Have you considered the possibility that your husband may be a little scared of losing you and his wanting to buy a house is his way of cementing the relationship. Similar to the way women will suddenly become pregnant in the hopes of keeping a man from leaving her.

You want to be a doctor and this will mean working long hours with male doctors with whom you'll have much in common with under tiring and stressful situations. "We didn't mean for it to happen, it just did."

Also, as women grow older and more mature their wants seem to change. What was cute and fun back in college suddenly no longer is. Men don't change that much, but women do and career women often "out grow" their husbands.

Your life will take you down one road and your husband's down another.
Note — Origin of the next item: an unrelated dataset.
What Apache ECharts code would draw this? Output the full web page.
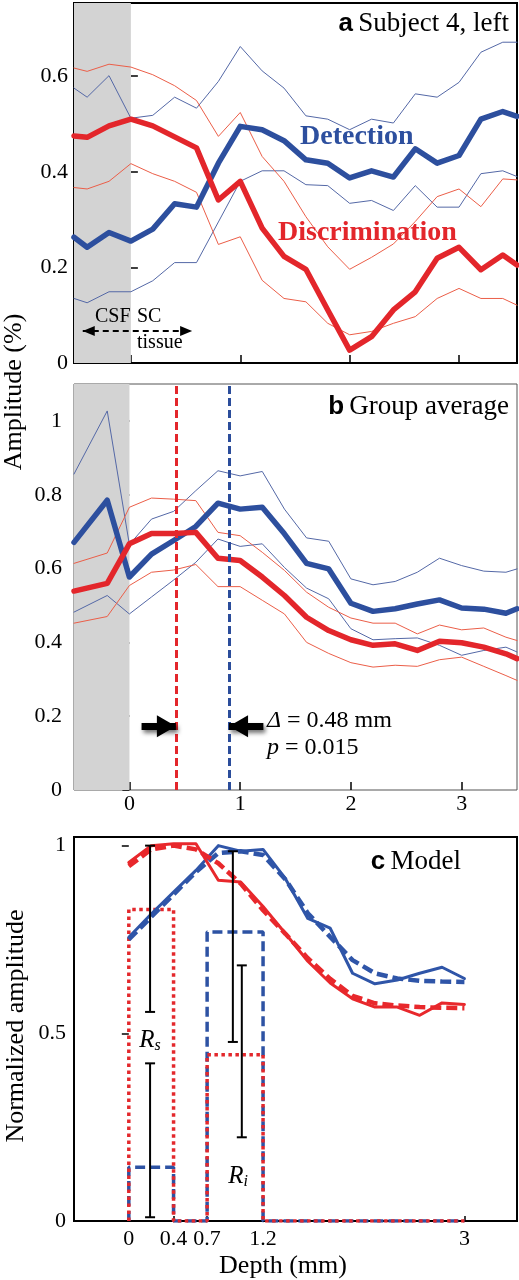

Men are genetically programmed to be in charge of their family, but the radical feminist movement of the sixties have changed that. Now women compete with their husbands for the position of head of family. Did the divorce rate go up or down since the 1960's? Was this just happenstance or was there a reason for it?

The feminist ideology has preached for years that men are irrelevant to a woman's happiness, yet for some strange reason women still continue to marry... men. Women should not become dependent on men, yet women still continue to marry men. A women needs a man like a fish needs a bicycle, yet women continue to marry men. What gives here? You don't think that this modern day feminist ideology goes against human nature do you? That it puts women in conflict with their genetic programming?

No, it can't be that. It's just that men are so immature and childish. And that's not because of anything that we women have done. Yes, we've changed, but for the better right? ... right?


----------



## Wut2Do (Oct 17, 2010)

Don't buy a house. 

Terrible idea at this point in your life and with the state of the economy. With the fact that the Fed. Reserve inflated the money supply in 2 years by 300%+, we have massive inflation heading our way in roughly 2-3 years, depending on how much more market manipulation they do. Government debt bubble will also pop at some point in the near future, and as you can see Congress is not capable of making the necessary reforms ahead of time.

My bro just lost over $150k on selling his house. His remark to me was, "You'll never lose $150k on renting". 

See where life brings you first before jumping into buying a home. Every friend of mine who did this after college has gone and sold their house if possible. A few are still struggling with them. But I would say 2 out of 10 are still in the same area doing the same thing.


----------



## PFTGuy (Aug 28, 2011)

Don't buy a house, at least until you're stable and starting your family. Maybe not even then.


----------



## couple (Nov 6, 2010)

I agree with many of the comments about you being too young and too unsettled but I'll stick to the economics in this response.

Housing/rental markets vary greatly by location so nobody can really say how much of an advantage or disadvantage owning is over renting. Often the rental costs and housing values are well aligned but not always. But in some locations you can get much more for you money rent budget than you can in your buying budget and vice versa.

It's very easy to analyse this (sorry if you know all of this already). Find a mortgage calculator on the internet that breaks down each monthly payment by principal and interest. You'll see that at the beginning of the mortgage, very little goes to principal. Many people see it in absolute terms - renting is throwing money away and paying a mortgage is putting money 'into your house'. This is not a good way to look at it. For the first 5 years of a mortgage, you actually put very little 'into the house' with most of it going to financing the purchase. Compare your interest costs with the cost of renting and add on the owning side of the equation, the additional costs for repairs, real estate taxes, condo/housing associations, insurance and any utilities that might be provided in your rent. You also need to consider the impact of tax writeoffs for mortgage interest (if that benefit lasts). You can find internet calculators for this too.

This will give you a good economic view of owning vs renting. Nobody can predict the future and both renting and owning have risks. The risks of renting (often overlooked) include rent in your area rising disproportionately to your income. Could be an issue if you are a student on a tight and fixed budget. With buying you can lock in your payment with a fixed mortgage and only worry about taxes and associated costs rising. However, the risks of ownership are well known and greater than the risks of renting (e.g. drop in house value, unexpected repairs, etc).


----------



## turnera (Jan 22, 2010)

Read Rich Dad Poor Dad before you get married, and start on the path toward making your money work for you instead of you working for your money. If you do that early enough, straight out of college, it's very easy. And then you never have to worry about money again.


----------